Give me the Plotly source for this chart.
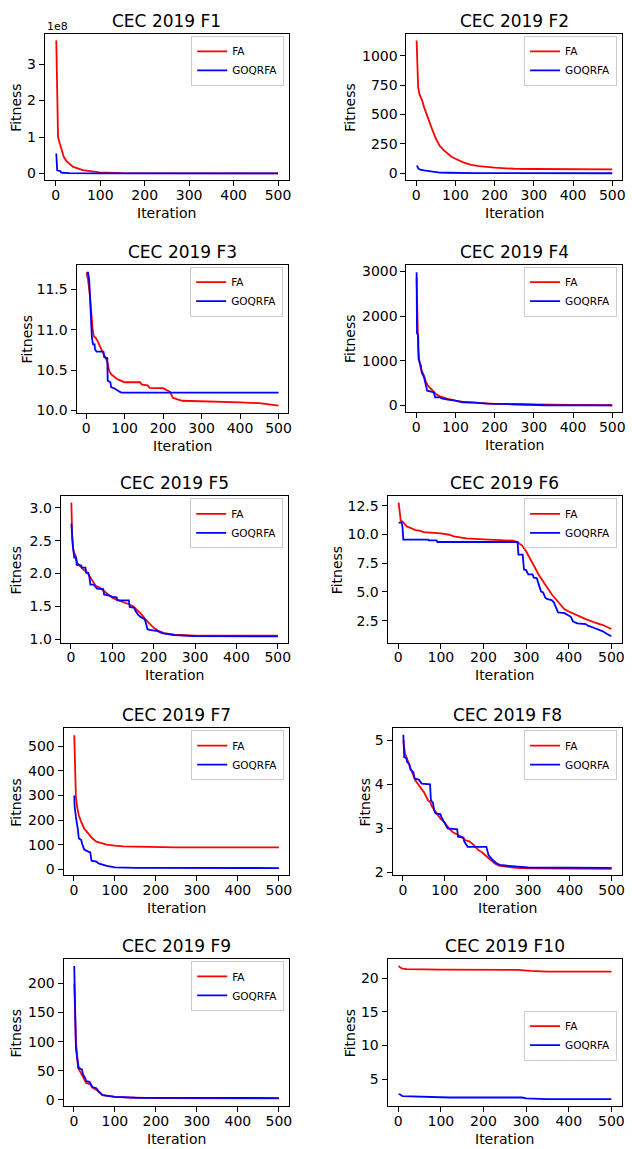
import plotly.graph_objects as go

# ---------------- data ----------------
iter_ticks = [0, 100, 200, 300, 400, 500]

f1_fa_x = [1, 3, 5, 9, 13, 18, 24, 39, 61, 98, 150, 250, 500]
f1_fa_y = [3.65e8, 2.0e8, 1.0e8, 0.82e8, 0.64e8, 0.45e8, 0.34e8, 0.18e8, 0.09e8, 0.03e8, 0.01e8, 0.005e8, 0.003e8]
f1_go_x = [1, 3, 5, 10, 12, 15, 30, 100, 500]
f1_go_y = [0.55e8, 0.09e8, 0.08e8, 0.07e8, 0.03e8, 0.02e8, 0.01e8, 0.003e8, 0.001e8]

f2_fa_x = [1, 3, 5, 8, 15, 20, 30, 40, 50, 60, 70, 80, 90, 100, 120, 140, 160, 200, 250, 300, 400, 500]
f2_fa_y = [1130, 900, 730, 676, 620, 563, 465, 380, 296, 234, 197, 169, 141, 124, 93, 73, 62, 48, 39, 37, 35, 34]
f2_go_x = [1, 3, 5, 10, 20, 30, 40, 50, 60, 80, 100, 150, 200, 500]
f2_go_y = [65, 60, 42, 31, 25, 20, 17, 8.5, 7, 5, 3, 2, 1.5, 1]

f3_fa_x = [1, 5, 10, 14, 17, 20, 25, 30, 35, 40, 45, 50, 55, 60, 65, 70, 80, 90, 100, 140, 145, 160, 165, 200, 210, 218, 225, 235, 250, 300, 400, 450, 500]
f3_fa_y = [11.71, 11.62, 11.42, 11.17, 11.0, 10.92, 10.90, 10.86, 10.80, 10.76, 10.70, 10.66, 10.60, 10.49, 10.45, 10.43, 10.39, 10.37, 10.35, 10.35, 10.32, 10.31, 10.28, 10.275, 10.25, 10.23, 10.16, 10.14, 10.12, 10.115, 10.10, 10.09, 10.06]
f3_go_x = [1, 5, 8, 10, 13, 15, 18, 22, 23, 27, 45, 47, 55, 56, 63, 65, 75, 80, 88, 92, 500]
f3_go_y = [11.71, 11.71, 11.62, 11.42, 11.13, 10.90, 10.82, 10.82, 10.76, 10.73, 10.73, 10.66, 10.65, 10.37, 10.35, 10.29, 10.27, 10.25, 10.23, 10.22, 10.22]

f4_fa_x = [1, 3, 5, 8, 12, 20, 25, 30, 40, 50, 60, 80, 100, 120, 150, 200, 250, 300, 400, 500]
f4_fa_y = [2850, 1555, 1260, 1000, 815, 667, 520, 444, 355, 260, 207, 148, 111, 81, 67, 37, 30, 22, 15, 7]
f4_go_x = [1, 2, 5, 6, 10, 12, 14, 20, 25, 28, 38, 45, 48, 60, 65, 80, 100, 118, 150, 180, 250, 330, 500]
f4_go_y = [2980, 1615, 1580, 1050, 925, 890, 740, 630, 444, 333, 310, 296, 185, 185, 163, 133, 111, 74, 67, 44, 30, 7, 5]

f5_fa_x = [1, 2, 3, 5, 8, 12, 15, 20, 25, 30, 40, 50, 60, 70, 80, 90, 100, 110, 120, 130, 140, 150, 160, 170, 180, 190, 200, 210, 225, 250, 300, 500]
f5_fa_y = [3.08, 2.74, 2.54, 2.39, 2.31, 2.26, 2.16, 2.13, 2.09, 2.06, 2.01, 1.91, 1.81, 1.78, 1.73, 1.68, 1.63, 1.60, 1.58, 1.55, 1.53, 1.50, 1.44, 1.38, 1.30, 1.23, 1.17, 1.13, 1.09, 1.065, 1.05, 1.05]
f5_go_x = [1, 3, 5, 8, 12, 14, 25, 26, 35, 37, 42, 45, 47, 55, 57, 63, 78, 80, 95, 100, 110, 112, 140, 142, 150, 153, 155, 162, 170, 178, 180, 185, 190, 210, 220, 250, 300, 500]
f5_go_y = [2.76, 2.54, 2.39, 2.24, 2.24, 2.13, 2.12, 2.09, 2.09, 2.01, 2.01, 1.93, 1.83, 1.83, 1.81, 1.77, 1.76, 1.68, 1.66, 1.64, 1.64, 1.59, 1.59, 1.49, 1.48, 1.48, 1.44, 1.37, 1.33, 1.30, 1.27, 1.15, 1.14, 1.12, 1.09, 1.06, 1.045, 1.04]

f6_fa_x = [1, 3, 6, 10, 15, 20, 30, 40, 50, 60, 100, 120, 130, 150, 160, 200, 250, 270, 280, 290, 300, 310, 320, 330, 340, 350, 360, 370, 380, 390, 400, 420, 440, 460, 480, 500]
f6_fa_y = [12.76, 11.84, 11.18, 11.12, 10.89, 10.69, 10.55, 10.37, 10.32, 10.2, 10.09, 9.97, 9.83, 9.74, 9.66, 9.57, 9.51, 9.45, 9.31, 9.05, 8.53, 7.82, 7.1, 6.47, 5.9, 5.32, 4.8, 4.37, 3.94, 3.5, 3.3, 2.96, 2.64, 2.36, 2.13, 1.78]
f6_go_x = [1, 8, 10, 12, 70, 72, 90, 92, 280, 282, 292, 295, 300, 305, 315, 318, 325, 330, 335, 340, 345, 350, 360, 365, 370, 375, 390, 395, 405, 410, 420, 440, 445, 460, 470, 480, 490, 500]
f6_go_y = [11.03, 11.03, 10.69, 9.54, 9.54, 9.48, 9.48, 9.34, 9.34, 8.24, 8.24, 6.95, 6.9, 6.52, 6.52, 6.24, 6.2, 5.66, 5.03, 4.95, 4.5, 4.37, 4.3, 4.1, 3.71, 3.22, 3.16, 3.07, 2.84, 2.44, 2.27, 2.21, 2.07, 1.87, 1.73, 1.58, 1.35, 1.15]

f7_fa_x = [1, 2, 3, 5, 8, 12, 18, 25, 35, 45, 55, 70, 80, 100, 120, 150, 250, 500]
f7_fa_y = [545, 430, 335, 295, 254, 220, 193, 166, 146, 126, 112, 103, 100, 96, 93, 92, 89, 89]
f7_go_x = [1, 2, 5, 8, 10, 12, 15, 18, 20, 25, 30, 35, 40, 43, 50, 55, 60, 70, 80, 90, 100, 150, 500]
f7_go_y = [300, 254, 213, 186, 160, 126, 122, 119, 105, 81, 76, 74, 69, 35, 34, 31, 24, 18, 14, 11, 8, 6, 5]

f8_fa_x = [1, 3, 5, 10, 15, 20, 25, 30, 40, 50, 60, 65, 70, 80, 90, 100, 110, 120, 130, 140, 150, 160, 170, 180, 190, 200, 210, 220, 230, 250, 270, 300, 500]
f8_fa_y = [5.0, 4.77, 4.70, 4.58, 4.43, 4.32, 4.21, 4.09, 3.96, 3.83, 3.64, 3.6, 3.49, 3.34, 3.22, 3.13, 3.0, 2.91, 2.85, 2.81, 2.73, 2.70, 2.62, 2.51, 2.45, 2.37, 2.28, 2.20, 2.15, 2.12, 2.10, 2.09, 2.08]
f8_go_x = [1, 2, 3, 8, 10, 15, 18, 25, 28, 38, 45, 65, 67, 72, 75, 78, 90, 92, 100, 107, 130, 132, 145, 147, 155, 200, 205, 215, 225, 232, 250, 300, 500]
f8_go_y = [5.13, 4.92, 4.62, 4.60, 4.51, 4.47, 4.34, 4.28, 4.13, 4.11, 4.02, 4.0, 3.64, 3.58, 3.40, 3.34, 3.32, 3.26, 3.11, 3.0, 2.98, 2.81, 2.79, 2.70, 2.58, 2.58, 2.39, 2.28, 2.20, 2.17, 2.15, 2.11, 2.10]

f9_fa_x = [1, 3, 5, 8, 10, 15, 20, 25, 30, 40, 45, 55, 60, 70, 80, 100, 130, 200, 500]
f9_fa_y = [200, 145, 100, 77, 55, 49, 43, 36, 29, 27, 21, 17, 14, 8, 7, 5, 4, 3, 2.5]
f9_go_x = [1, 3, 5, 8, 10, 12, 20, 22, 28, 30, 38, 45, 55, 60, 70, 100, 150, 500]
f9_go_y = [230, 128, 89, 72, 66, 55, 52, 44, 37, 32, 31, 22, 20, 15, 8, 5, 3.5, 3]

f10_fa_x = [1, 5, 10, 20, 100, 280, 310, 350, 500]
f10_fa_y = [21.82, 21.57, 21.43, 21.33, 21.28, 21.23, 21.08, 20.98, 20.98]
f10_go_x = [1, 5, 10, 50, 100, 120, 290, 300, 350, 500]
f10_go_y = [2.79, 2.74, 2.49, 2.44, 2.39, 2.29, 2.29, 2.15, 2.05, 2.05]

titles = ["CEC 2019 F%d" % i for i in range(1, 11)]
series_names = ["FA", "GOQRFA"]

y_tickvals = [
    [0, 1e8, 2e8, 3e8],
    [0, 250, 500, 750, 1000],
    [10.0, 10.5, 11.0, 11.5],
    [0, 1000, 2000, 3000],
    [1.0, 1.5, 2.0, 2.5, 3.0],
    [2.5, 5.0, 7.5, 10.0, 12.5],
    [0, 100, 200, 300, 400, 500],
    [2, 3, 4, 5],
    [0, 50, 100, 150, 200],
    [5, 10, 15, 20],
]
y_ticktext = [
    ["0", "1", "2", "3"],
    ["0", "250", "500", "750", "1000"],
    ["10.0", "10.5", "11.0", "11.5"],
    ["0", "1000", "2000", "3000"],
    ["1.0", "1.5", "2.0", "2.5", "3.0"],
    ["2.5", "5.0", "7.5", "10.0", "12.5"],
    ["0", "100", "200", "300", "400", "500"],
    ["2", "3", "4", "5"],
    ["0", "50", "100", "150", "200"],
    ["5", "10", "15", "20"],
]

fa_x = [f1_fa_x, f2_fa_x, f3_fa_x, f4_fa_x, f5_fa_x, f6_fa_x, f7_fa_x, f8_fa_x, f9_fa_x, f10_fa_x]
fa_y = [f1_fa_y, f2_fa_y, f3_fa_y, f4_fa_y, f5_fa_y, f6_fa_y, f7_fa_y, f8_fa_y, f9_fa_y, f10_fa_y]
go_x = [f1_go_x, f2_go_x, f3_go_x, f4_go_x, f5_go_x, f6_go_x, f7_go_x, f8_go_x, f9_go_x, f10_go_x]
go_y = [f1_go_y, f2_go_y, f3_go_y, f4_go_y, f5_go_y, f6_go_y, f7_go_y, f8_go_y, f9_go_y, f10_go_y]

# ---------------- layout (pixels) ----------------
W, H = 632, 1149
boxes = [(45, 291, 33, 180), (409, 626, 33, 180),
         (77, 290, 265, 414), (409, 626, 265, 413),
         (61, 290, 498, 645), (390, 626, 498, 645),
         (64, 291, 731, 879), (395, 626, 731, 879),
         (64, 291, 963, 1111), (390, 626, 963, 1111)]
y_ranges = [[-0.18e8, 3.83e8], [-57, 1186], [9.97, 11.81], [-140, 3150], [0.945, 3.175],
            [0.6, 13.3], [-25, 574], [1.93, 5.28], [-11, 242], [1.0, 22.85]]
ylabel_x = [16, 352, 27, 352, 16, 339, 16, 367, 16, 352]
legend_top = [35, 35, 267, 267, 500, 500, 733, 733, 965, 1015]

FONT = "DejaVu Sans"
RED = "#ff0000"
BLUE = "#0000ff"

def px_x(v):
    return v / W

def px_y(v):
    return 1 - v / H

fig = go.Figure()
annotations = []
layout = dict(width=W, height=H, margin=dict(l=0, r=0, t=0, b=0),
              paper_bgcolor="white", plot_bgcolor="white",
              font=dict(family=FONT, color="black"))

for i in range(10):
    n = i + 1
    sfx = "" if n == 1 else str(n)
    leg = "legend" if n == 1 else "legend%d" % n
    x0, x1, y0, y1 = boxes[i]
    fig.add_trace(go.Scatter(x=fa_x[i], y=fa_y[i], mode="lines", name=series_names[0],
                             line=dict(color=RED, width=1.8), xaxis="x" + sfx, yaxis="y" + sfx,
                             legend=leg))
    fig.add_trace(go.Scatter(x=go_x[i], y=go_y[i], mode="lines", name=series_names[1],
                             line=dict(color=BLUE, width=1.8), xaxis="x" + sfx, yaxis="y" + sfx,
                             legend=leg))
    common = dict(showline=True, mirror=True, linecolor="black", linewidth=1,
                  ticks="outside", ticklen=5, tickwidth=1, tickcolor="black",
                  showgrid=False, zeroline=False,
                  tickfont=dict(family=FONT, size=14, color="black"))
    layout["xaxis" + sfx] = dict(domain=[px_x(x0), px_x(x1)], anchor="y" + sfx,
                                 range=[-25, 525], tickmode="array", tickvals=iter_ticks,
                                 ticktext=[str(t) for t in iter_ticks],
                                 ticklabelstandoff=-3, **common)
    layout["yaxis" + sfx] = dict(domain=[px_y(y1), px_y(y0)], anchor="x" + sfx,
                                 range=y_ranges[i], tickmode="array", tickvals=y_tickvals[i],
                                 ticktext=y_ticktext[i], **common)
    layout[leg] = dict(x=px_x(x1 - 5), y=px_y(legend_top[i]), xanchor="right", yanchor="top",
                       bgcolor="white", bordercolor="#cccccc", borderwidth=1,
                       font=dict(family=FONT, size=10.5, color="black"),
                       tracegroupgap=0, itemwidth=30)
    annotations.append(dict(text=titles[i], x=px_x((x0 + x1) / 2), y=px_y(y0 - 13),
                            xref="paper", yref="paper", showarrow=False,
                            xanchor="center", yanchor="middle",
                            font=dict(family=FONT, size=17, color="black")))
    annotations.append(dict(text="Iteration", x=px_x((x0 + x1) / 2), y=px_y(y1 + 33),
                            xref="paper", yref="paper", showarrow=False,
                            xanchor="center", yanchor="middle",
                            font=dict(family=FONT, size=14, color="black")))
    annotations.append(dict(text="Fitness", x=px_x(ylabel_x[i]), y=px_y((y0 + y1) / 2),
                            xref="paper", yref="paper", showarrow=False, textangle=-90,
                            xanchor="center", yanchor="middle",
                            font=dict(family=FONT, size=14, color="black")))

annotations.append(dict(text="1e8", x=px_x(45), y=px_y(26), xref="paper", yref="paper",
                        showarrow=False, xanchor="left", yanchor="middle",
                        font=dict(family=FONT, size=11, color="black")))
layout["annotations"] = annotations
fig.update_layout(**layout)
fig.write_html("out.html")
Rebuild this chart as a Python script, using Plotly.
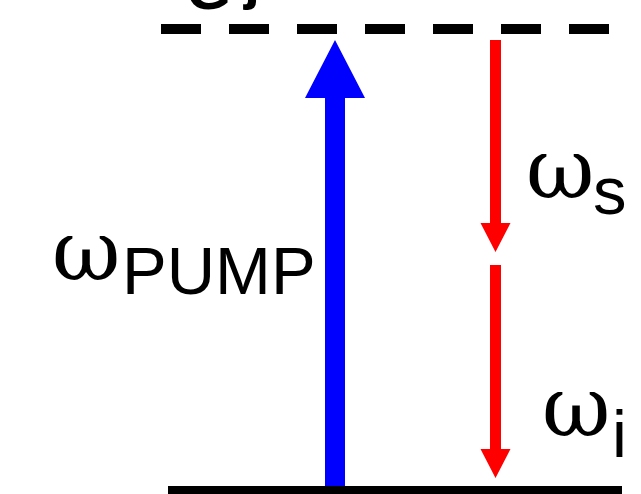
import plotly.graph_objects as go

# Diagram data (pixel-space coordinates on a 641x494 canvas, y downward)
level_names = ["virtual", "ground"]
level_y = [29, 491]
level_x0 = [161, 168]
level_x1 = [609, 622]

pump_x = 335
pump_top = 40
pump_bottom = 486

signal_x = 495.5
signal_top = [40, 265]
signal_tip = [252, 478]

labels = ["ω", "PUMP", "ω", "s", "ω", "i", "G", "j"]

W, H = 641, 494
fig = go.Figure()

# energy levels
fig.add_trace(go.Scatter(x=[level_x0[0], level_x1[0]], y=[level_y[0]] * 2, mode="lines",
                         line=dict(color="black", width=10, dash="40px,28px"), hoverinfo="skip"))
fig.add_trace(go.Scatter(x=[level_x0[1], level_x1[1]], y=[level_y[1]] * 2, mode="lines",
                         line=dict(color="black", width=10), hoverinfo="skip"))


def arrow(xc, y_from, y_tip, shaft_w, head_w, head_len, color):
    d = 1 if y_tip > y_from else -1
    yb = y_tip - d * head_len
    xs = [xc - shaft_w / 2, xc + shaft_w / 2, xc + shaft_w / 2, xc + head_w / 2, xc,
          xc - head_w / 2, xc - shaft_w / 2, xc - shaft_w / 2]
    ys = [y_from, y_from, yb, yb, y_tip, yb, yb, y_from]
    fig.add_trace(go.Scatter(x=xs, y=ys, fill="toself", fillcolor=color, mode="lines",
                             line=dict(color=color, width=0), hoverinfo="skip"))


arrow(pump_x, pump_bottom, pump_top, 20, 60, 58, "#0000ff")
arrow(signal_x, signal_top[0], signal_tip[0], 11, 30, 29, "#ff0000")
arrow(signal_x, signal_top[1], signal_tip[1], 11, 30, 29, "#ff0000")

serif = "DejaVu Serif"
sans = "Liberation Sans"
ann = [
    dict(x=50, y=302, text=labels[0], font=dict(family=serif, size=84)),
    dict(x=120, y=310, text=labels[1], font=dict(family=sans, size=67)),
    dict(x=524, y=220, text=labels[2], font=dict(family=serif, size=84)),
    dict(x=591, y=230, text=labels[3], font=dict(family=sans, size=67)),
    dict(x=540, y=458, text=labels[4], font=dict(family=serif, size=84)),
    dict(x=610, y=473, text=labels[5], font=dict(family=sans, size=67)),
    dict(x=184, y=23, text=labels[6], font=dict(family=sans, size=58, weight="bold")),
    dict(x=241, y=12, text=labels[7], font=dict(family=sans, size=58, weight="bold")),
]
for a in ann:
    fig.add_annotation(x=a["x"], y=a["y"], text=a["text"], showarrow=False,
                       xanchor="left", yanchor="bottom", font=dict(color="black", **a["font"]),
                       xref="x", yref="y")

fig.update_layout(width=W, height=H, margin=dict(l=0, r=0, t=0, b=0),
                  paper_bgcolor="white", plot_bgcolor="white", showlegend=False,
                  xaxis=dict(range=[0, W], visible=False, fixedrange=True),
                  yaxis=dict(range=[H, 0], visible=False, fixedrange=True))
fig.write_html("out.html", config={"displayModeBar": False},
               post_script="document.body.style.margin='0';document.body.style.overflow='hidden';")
++++
» **What is needed**
Repeat the lines exactly as they stand, from the opening line of the data through the line with "3, 2, 1.5, 1]". Pictures stay out of the copy.

» **Answer for this exercise**
Give me the Plotly source for this chart.
import plotly.graph_objects as go

# ---------------- data ----------------
iter_ticks = [0, 100, 200, 300, 400, 500]

f1_fa_x = [1, 3, 5, 9, 13, 18, 24, 39, 61, 98, 150, 250, 500]
f1_fa_y = [3.65e8, 2.0e8, 1.0e8, 0.82e8, 0.64e8, 0.45e8, 0.34e8, 0.18e8, 0.09e8, 0.03e8, 0.01e8, 0.005e8, 0.003e8]
f1_go_x = [1, 3, 5, 10, 12, 15, 30, 100, 500]
f1_go_y = [0.55e8, 0.09e8, 0.08e8, 0.07e8, 0.03e8, 0.02e8, 0.01e8, 0.003e8, 0.001e8]

f2_fa_x = [1, 3, 5, 8, 15, 20, 30, 40, 50, 60, 70, 80, 90, 100, 120, 140, 160, 200, 250, 300, 400, 500]
f2_fa_y = [1130, 900, 730, 676, 620, 563, 465, 380, 296, 234, 197, 169, 141, 124, 93, 73, 62, 48, 39, 37, 35, 34]
f2_go_x = [1, 3, 5, 10, 20, 30, 40, 50, 60, 80, 100, 150, 200, 500]
f2_go_y = [65, 60, 42, 31, 25, 20, 17, 8.5, 7, 5, 3, 2, 1.5, 1]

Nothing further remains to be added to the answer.